CIMB Research retains Overweight on banks


Will Maybank follow suit to raise its base rates?

KUALA LUMPUR: CIMB Equities Research is retaining its Overweight call on banks, premised on the potential re-rating catalyst of expected recovery in earnings per share (EPS) growth in 2016 and attractive valuation/dividend yields for most banks. 

“We believe the expected slowdown in 2016 loan growth would be partly cushioned by the rise in base rates (BRs), which would help the banks to minimise margin contraction. RHB Bank remains our top pick,” it said on Friday.

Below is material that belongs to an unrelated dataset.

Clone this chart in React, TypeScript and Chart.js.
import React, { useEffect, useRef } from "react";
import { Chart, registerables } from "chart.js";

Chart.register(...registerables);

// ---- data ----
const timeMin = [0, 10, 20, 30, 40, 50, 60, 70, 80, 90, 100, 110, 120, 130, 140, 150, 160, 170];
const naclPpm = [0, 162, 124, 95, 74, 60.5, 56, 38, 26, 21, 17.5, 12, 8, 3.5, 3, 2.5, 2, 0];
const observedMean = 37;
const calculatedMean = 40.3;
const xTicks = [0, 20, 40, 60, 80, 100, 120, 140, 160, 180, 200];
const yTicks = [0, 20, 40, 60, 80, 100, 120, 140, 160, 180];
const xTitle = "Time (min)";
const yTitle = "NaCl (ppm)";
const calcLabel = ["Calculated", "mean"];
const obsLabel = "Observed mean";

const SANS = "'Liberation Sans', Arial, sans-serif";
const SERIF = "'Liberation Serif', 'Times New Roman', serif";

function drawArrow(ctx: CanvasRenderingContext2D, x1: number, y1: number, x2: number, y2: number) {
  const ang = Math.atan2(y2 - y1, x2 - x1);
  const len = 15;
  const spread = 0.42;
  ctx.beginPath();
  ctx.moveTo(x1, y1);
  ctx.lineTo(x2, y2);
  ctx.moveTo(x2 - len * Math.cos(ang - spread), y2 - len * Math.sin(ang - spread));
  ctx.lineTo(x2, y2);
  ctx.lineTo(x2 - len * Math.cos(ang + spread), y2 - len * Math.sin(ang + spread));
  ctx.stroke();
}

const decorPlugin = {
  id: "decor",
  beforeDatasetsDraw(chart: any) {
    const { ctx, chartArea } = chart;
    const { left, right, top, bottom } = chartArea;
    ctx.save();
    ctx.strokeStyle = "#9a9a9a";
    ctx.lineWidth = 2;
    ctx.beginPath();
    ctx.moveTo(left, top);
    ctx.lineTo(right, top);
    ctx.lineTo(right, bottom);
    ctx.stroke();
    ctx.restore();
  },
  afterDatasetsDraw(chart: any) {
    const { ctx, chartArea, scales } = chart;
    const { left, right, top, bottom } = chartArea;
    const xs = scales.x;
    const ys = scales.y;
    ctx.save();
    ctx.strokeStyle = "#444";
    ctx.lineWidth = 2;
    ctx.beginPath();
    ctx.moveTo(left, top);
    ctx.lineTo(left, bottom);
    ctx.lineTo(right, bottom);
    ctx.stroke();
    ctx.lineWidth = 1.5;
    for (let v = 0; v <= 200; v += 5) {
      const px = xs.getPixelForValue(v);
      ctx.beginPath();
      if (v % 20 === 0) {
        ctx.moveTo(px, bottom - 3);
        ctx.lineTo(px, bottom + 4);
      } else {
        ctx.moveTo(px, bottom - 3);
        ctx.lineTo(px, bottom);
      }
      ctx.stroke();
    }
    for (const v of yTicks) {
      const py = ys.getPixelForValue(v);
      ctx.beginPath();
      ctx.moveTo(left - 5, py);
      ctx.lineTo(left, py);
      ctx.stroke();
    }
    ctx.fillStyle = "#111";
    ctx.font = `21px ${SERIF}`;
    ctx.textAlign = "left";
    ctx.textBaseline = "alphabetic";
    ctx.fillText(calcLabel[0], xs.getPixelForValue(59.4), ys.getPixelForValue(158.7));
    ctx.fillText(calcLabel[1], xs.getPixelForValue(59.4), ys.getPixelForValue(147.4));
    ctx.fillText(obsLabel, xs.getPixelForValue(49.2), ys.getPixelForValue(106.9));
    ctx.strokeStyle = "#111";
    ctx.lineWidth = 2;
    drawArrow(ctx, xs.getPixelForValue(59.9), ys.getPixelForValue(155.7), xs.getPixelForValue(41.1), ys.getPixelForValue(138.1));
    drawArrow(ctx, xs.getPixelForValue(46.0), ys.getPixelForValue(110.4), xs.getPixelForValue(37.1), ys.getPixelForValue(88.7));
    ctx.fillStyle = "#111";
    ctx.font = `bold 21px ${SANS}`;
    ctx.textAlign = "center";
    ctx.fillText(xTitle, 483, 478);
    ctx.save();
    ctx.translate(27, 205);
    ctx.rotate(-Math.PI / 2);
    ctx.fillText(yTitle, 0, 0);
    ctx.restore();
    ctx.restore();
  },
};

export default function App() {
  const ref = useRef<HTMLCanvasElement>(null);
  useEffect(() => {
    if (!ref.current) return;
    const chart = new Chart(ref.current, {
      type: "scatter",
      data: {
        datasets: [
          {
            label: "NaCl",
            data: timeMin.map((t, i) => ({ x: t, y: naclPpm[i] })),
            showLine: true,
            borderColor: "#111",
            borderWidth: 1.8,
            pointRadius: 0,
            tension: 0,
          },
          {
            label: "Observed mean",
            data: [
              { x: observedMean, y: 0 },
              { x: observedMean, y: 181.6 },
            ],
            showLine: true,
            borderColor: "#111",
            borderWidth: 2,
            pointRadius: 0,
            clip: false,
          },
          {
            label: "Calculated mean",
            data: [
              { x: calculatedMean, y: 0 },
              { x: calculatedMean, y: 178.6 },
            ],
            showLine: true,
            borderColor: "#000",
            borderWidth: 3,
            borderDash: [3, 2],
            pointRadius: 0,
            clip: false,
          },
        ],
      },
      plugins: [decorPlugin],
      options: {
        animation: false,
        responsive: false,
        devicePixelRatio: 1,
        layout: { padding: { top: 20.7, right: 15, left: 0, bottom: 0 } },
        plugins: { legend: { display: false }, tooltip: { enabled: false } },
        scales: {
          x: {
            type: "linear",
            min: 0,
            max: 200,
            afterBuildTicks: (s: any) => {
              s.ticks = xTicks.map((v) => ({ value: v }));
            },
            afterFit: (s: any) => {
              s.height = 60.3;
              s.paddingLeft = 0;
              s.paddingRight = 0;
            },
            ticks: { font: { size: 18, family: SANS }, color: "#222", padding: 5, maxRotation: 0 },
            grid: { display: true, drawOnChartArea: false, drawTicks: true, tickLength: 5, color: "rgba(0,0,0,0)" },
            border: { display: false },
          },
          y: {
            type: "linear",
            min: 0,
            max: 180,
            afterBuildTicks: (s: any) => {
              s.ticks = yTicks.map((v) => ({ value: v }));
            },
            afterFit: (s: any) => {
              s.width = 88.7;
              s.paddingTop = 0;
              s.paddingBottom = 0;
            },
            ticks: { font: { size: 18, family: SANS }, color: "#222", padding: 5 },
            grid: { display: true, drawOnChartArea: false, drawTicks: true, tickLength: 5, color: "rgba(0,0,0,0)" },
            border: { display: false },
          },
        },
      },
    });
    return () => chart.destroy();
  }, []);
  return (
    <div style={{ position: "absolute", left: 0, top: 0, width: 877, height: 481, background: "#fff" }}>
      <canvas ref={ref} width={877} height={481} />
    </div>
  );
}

CIMB Research said after plateauing in January-April 2016, the industry’s loan base grew by 0.7% on-month in May 2016.

On the on-year basis, loan growth inched down from 6.3% on-year in April 16 to 6.2% on-year in May 2016.

The growth in major loan segments eased – from 6.3% on-year in April 16 to 6.2% on-year in May 2016 for household loans and from 5% on-year to 4.5% on-year for business loans. 

“We see prospects for recovery in loan expansion in 2H16, given the better GDP growth projection of 5.2%. For now, we maintain our loan growth projection of 7%-8% for 2016,” it said.

To recap, on May 17, 2016, Public Bank raised its BR by 10 basis points (bp) but cut the housing loan (HL) spread to maintain its HL rate. As such, the industry’s BR increased by 2bp on-month to 3.81% in May 16 but the average lending rate fell by 5bp on-month to 4.55%. 

The BR hike would catalyse banks’ earnings, as it would lead to higher interest income earned from existing variable-rate loans, which accounted for more than 50% of total loans for most banks.

“We think that loan growth will trough soon given the improvement in leading loan indicators,” it said.

CIMB Research pointed out the on-year growth leading loan indicators turned positive in May 2016, with 8.9% on-year for applications and 2.2% on-year for approvals, compared to declines of 6% on-year and 17.2% on-year respectively in April 2016. 

These were underpinned by the 9%-12% on-year rise in working capital loans and the growth in applications of residential mortgages rebounding to 7.1% on-year in May 2016 versus the 3.1% on-year drop in April 2016.

Gross impaired loan (GIL) ratio rose marginally from 1.6% in April 2016 to 1.65% in May 2016 (versus its projection of 1.8% at end-16). 

In May 2016, GIL increased by RM766.5mil (US$190.5mil), mainly due to the rise of GIL for construction (+RM301.5mil/+US$74.9mil) and working capital (+RM344.2mil/+US$85.6mil) loans. 

The steeper increase in individual assessment makes us believe that the rise in GIL came primarily from the corporate loan segment. Meanwhile, loan loss coverage fell from 93.9% in April 2016 to 91.2% in May 2016.